[DATA EXTRACT start]

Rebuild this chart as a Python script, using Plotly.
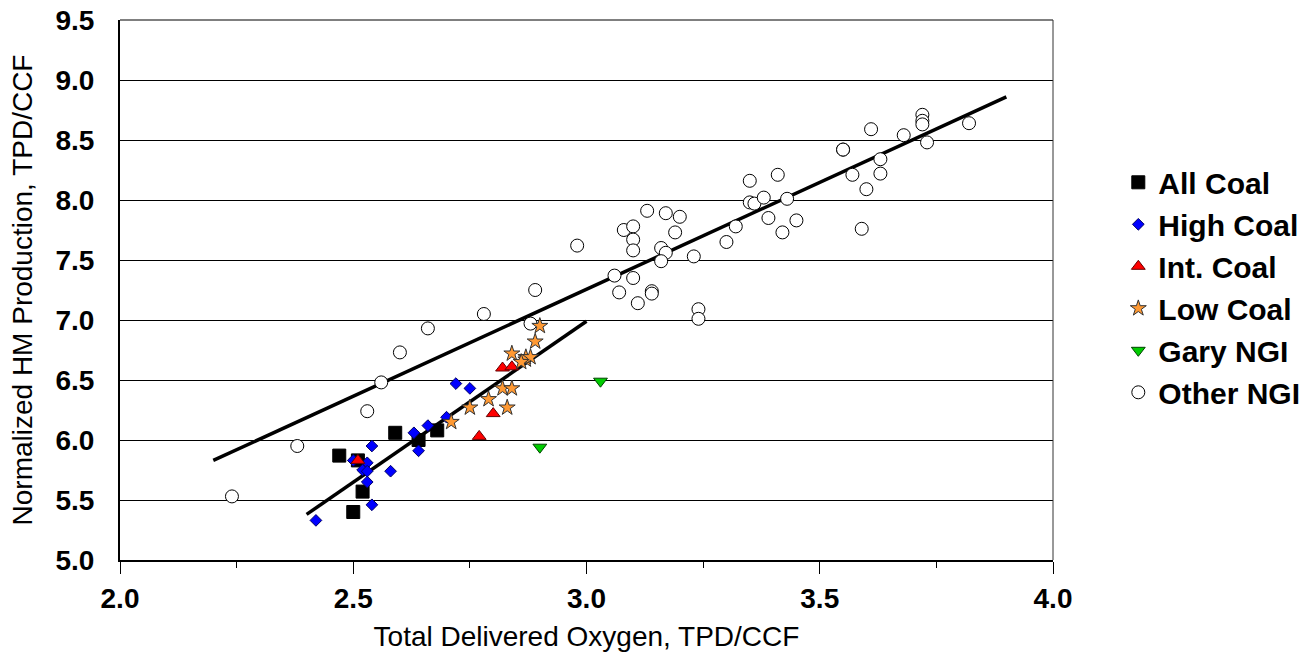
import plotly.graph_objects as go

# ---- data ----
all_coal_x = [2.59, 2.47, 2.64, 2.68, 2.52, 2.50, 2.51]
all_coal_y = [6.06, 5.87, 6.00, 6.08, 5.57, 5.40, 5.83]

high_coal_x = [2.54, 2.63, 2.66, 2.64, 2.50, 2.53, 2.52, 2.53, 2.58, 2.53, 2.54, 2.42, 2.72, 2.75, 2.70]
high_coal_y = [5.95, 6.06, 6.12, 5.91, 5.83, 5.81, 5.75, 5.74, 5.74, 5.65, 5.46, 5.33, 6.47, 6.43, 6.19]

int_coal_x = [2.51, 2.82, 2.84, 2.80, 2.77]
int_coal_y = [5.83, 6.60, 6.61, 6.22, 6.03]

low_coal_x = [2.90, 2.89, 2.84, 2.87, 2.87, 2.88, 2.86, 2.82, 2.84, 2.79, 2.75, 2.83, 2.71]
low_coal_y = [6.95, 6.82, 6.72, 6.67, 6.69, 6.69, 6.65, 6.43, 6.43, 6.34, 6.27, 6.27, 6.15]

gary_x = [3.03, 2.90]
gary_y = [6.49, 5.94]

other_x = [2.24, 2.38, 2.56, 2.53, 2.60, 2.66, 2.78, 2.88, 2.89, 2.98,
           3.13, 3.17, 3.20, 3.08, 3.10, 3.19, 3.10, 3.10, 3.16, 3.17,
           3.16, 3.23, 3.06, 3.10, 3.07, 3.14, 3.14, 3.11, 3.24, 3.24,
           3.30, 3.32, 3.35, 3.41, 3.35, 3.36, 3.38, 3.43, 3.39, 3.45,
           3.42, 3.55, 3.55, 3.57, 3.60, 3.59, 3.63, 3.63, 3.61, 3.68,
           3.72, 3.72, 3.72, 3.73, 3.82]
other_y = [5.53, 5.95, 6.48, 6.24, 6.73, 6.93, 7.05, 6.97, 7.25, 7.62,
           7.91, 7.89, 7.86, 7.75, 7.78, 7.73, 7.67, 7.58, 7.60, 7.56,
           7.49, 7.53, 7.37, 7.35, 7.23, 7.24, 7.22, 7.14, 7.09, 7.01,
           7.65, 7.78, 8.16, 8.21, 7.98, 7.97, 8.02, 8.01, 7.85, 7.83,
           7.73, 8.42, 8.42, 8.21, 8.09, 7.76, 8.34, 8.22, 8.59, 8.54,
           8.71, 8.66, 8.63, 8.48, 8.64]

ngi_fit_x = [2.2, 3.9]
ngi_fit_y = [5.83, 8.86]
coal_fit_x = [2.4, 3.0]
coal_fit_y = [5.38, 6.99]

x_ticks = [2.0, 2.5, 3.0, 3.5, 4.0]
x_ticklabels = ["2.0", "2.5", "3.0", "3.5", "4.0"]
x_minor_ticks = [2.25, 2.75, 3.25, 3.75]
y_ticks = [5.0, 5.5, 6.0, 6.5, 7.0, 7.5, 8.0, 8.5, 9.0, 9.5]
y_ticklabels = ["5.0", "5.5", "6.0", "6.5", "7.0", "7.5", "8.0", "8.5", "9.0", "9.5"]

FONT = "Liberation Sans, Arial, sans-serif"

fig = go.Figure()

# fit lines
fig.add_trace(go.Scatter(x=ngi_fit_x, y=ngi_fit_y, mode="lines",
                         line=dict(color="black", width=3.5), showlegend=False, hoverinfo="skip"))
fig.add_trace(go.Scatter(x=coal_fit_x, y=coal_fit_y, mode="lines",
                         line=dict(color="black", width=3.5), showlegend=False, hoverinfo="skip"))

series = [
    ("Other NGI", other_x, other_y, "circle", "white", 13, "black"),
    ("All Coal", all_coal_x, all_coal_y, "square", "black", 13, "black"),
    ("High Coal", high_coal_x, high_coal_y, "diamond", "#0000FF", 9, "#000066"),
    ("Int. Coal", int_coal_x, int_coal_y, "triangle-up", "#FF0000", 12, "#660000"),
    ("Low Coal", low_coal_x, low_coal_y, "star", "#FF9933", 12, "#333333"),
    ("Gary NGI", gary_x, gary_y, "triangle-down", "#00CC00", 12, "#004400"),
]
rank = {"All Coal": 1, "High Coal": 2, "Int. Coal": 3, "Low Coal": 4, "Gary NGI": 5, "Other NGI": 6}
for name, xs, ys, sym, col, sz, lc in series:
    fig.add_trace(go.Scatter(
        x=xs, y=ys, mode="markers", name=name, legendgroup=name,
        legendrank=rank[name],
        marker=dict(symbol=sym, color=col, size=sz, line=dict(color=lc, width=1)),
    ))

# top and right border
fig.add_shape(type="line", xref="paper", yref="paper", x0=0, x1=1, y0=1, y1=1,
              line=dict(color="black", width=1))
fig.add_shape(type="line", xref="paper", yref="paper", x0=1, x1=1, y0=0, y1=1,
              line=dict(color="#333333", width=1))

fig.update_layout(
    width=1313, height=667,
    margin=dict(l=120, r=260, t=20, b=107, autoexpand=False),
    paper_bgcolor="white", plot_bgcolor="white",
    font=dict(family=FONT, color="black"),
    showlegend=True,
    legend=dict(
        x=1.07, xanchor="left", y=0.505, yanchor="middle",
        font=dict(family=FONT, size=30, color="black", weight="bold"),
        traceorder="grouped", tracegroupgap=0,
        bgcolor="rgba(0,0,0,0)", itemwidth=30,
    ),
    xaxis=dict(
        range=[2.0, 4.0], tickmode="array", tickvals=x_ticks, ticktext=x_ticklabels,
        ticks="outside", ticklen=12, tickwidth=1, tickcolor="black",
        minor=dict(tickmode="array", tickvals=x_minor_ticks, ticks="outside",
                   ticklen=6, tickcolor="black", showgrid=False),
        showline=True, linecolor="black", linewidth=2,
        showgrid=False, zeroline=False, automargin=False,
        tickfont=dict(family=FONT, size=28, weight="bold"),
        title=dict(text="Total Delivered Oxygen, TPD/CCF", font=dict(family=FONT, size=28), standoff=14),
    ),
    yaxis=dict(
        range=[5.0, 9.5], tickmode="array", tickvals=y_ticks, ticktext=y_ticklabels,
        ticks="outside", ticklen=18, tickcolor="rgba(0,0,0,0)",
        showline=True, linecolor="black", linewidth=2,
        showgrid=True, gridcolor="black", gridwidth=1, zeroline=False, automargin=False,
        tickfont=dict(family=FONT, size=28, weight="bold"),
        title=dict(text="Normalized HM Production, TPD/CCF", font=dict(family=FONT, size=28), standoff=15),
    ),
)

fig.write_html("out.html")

[DATA EXTRACT end]

PROBLEM DESCRIPTION: Leave out the pictures and print every line of the data exactly.

ANSWER TO THIS PROBLEM:
Rebuild this chart as a Python script, using Plotly.
import plotly.graph_objects as go

# ---- data ----
all_coal_x = [2.59, 2.47, 2.64, 2.68, 2.52, 2.50, 2.51]
all_coal_y = [6.06, 5.87, 6.00, 6.08, 5.57, 5.40, 5.83]

high_coal_x = [2.54, 2.63, 2.66, 2.64, 2.50, 2.53, 2.52, 2.53, 2.58, 2.53, 2.54, 2.42, 2.72, 2.75, 2.70]
high_coal_y = [5.95, 6.06, 6.12, 5.91, 5.83, 5.81, 5.75, 5.74, 5.74, 5.65, 5.46, 5.33, 6.47, 6.43, 6.19]

int_coal_x = [2.51, 2.82, 2.84, 2.80, 2.77]
int_coal_y = [5.83, 6.60, 6.61, 6.22, 6.03]

low_coal_x = [2.90, 2.89, 2.84, 2.87, 2.87, 2.88, 2.86, 2.82, 2.84, 2.79, 2.75, 2.83, 2.71]
low_coal_y = [6.95, 6.82, 6.72, 6.67, 6.69, 6.69, 6.65, 6.43, 6.43, 6.34, 6.27, 6.27, 6.15]

gary_x = [3.03, 2.90]
gary_y = [6.49, 5.94]

other_x = [2.24, 2.38, 2.56, 2.53, 2.60, 2.66, 2.78, 2.88, 2.89, 2.98,
           3.13, 3.17, 3.20, 3.08, 3.10, 3.19, 3.10, 3.10, 3.16, 3.17,
           3.16, 3.23, 3.06, 3.10, 3.07, 3.14, 3.14, 3.11, 3.24, 3.24,
           3.30, 3.32, 3.35, 3.41, 3.35, 3.36, 3.38, 3.43, 3.39, 3.45,
           3.42, 3.55, 3.55, 3.57, 3.60, 3.59, 3.63, 3.63, 3.61, 3.68,
           3.72, 3.72, 3.72, 3.73, 3.82]
other_y = [5.53, 5.95, 6.48, 6.24, 6.73, 6.93, 7.05, 6.97, 7.25, 7.62,
           7.91, 7.89, 7.86, 7.75, 7.78, 7.73, 7.67, 7.58, 7.60, 7.56,
           7.49, 7.53, 7.37, 7.35, 7.23, 7.24, 7.22, 7.14, 7.09, 7.01,
           7.65, 7.78, 8.16, 8.21, 7.98, 7.97, 8.02, 8.01, 7.85, 7.83,
           7.73, 8.42, 8.42, 8.21, 8.09, 7.76, 8.34, 8.22, 8.59, 8.54,
           8.71, 8.66, 8.63, 8.48, 8.64]

ngi_fit_x = [2.2, 3.9]
ngi_fit_y = [5.83, 8.86]
coal_fit_x = [2.4, 3.0]
coal_fit_y = [5.38, 6.99]

x_ticks = [2.0, 2.5, 3.0, 3.5, 4.0]
x_ticklabels = ["2.0", "2.5", "3.0", "3.5", "4.0"]
x_minor_ticks = [2.25, 2.75, 3.25, 3.75]
y_ticks = [5.0, 5.5, 6.0, 6.5, 7.0, 7.5, 8.0, 8.5, 9.0, 9.5]
y_ticklabels = ["5.0", "5.5", "6.0", "6.5", "7.0", "7.5", "8.0", "8.5", "9.0", "9.5"]

FONT = "Liberation Sans, Arial, sans-serif"

fig = go.Figure()

# fit lines
fig.add_trace(go.Scatter(x=ngi_fit_x, y=ngi_fit_y, mode="lines",
                         line=dict(color="black", width=3.5), showlegend=False, hoverinfo="skip"))
fig.add_trace(go.Scatter(x=coal_fit_x, y=coal_fit_y, mode="lines",
                         line=dict(color="black", width=3.5), showlegend=False, hoverinfo="skip"))

series = [
    ("Other NGI", other_x, other_y, "circle", "white", 13, "black"),
    ("All Coal", all_coal_x, all_coal_y, "square", "black", 13, "black"),
    ("High Coal", high_coal_x, high_coal_y, "diamond", "#0000FF", 9, "#000066"),
    ("Int. Coal", int_coal_x, int_coal_y, "triangle-up", "#FF0000", 12, "#660000"),
    ("Low Coal", low_coal_x, low_coal_y, "star", "#FF9933", 12, "#333333"),
    ("Gary NGI", gary_x, gary_y, "triangle-down", "#00CC00", 12, "#004400"),
]
rank = {"All Coal": 1, "High Coal": 2, "Int. Coal": 3, "Low Coal": 4, "Gary NGI": 5, "Other NGI": 6}
for name, xs, ys, sym, col, sz, lc in series:
    fig.add_trace(go.Scatter(
        x=xs, y=ys, mode="markers", name=name, legendgroup=name,
        legendrank=rank[name],
        marker=dict(symbol=sym, color=col, size=sz, line=dict(color=lc, width=1)),
    ))

# top and right border
fig.add_shape(type="line", xref="paper", yref="paper", x0=0, x1=1, y0=1, y1=1,
              line=dict(color="black", width=1))
fig.add_shape(type="line", xref="paper", yref="paper", x0=1, x1=1, y0=0, y1=1,
              line=dict(color="#333333", width=1))

fig.update_layout(
    width=1313, height=667,
    margin=dict(l=120, r=260, t=20, b=107, autoexpand=False),
    paper_bgcolor="white", plot_bgcolor="white",
    font=dict(family=FONT, color="black"),
    showlegend=True,
    legend=dict(
        x=1.07, xanchor="left", y=0.505, yanchor="middle",
        font=dict(family=FONT, size=30, color="black", weight="bold"),
        traceorder="grouped", tracegroupgap=0,
        bgcolor="rgba(0,0,0,0)", itemwidth=30,
    ),
    xaxis=dict(
        range=[2.0, 4.0], tickmode="array", tickvals=x_ticks, ticktext=x_ticklabels,
        ticks="outside", ticklen=12, tickwidth=1, tickcolor="black",
        minor=dict(tickmode="array", tickvals=x_minor_ticks, ticks="outside",
                   ticklen=6, tickcolor="black", showgrid=False),
        showline=True, linecolor="black", linewidth=2,
        showgrid=False, zeroline=False, automargin=False,
        tickfont=dict(family=FONT, size=28, weight="bold"),
        title=dict(text="Total Delivered Oxygen, TPD/CCF", font=dict(family=FONT, size=28), standoff=14),
    ),
    yaxis=dict(
        range=[5.0, 9.5], tickmode="array", tickvals=y_ticks, ticktext=y_ticklabels,
        ticks="outside", ticklen=18, tickcolor="rgba(0,0,0,0)",
        showline=True, linecolor="black", linewidth=2,
        showgrid=True, gridcolor="black", gridwidth=1, zeroline=False, automargin=False,
        tickfont=dict(family=FONT, size=28, weight="bold"),
        title=dict(text="Normalized HM Production, TPD/CCF", font=dict(family=FONT, size=28), standoff=15),
    ),
)

fig.write_html("out.html")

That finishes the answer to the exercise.